I'm not sure why I hate dressing up. I find it embarrassing. I
can easily talk about my jammy on stage in front of strangers or about
my past relationships but I can't wear a clown afro wig and feel
comfortable.
I think it's because secretly, I think wearing costumes is for girls.
Girls dress up. Guys shoot sh!t.
One year I went a party that REQUIRED everyone to wear a costume. So I
threw this black cowboy hat I have. And I wore a black leather jacket.
That's it.
I didn't know who I was.
RANDOM GIRL: Oh my God! You're Tim McGraw!
ME: I am?
RANDOM GIRL: You don't know who that is? He's a famous Country
Music singer! I thought that was your costume.
ME: Oh, uh, yeah.
DIFFERENT RANDOM GIRL: Oh my God! You're Tim McGraw!
ME: I am! And you must be a fan of my famous Country Music! So
let me tell you about the time I had a hoedown in Tennessee...
At that party I saw a cute little blonde dressed as a Native
American. And I wanted to Poke-a-hontus.
I made some remark
about us playing Cowboys and Indians. She didn't get it.
This girl turned out
to be crazy. I should've known because...
1 - Who
the hell dresses as a BLONDE Native American?
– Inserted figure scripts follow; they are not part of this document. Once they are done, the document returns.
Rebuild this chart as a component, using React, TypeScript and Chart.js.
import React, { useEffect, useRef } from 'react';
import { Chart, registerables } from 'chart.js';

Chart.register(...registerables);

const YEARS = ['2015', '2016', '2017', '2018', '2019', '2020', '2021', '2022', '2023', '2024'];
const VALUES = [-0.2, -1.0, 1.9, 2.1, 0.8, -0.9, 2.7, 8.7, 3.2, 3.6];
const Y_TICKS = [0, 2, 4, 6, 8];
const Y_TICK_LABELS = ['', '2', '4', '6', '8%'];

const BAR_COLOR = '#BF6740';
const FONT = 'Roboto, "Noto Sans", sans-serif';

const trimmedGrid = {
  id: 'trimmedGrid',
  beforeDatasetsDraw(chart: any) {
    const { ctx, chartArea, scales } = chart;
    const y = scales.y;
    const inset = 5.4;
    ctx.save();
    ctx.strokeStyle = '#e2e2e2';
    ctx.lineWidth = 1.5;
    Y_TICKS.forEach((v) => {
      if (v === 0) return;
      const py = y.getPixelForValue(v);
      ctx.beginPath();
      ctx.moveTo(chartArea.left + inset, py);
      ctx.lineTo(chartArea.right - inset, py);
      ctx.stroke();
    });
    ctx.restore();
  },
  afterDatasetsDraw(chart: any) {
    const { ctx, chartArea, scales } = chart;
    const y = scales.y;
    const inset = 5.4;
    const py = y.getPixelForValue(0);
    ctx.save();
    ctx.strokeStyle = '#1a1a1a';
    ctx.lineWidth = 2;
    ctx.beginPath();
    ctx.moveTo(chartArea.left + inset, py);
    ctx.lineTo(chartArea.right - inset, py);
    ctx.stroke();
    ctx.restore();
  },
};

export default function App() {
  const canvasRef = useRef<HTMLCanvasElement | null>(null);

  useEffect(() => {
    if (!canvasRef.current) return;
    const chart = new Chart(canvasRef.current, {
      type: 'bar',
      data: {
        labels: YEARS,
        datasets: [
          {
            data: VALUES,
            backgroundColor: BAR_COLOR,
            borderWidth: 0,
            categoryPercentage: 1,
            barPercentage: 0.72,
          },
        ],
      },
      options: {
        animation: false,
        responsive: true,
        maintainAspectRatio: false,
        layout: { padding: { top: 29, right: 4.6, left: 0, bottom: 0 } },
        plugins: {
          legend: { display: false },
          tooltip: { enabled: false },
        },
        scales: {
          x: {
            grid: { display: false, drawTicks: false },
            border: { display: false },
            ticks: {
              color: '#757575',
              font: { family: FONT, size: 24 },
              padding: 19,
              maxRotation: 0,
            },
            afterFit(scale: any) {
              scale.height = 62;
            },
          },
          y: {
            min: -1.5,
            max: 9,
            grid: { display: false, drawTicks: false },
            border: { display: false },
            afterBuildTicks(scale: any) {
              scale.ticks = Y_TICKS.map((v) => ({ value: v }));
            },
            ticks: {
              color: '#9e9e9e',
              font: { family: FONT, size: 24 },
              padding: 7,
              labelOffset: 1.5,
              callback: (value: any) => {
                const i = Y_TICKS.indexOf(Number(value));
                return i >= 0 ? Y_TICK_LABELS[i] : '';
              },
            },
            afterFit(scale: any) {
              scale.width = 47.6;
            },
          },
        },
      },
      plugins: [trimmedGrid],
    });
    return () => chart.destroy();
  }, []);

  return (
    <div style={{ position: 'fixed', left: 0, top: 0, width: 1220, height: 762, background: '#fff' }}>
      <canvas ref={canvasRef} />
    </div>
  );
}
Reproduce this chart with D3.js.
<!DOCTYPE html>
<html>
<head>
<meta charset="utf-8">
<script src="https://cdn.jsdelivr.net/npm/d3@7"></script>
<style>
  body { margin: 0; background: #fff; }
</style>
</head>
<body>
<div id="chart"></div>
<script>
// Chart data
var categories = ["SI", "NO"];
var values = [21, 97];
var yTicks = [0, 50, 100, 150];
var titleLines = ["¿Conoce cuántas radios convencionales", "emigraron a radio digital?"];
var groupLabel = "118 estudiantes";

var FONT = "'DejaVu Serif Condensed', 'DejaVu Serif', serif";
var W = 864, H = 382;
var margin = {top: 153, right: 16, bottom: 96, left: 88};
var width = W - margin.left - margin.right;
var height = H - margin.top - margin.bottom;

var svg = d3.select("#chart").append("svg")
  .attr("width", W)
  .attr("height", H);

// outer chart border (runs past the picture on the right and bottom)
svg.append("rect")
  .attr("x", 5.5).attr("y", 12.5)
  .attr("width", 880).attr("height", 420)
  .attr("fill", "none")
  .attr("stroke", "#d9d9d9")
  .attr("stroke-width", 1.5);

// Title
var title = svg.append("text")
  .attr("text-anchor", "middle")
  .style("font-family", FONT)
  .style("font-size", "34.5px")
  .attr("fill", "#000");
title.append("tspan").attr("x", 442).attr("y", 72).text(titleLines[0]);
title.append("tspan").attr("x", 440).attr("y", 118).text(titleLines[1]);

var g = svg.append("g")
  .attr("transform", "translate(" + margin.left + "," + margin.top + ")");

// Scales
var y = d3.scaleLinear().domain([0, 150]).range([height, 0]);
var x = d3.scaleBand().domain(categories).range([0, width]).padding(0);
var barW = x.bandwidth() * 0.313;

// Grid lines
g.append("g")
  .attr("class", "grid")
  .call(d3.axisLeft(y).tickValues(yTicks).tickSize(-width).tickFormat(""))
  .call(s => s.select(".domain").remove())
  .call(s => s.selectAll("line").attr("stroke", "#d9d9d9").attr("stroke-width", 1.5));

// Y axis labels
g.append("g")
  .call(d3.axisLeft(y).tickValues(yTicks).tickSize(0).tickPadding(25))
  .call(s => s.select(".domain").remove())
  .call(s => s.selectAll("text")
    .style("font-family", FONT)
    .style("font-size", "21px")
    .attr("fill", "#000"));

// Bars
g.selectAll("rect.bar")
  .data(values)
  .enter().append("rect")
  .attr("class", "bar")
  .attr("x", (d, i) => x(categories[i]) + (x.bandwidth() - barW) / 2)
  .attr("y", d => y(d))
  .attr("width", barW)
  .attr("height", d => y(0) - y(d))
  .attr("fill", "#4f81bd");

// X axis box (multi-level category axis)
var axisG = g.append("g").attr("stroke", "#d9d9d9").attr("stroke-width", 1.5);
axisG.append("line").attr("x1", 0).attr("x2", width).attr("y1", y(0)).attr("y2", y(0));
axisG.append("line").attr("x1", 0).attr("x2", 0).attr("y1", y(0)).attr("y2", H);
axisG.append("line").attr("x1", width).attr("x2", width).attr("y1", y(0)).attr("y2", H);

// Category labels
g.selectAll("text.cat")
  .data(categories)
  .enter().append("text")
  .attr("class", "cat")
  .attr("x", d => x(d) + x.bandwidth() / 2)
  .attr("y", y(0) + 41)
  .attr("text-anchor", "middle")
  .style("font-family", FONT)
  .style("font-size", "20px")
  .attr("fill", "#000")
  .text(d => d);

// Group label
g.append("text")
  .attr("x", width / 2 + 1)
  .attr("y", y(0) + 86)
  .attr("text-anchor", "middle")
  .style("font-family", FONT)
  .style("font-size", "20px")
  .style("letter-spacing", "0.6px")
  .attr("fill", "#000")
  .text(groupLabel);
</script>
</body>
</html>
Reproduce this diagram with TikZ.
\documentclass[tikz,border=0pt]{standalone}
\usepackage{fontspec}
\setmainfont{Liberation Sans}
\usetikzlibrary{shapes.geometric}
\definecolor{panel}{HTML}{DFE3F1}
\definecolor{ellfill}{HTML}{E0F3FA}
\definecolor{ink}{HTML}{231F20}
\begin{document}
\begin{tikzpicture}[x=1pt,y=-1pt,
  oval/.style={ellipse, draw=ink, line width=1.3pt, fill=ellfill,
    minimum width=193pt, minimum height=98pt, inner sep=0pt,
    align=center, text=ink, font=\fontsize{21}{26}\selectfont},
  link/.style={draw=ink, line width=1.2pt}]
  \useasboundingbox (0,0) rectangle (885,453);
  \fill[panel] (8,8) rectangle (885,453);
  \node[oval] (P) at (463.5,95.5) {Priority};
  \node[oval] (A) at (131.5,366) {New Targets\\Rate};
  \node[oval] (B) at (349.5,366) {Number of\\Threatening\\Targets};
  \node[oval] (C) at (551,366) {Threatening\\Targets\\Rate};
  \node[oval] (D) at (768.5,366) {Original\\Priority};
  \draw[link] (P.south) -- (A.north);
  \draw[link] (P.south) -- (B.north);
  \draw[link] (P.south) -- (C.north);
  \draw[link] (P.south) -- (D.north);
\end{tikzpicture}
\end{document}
2 - She was Eastern European, accent and all, and dressing like a
Native American.
Went on 1 date, saw she was crazy, and I changed her Native American
name from Sacajawea to Psycho-jawea.
I said, "Baby, I'm
not sure if we are compatible. What? No, don't get upset! Here... Have
some of this candy. No, not from that bag. From the Other Bag."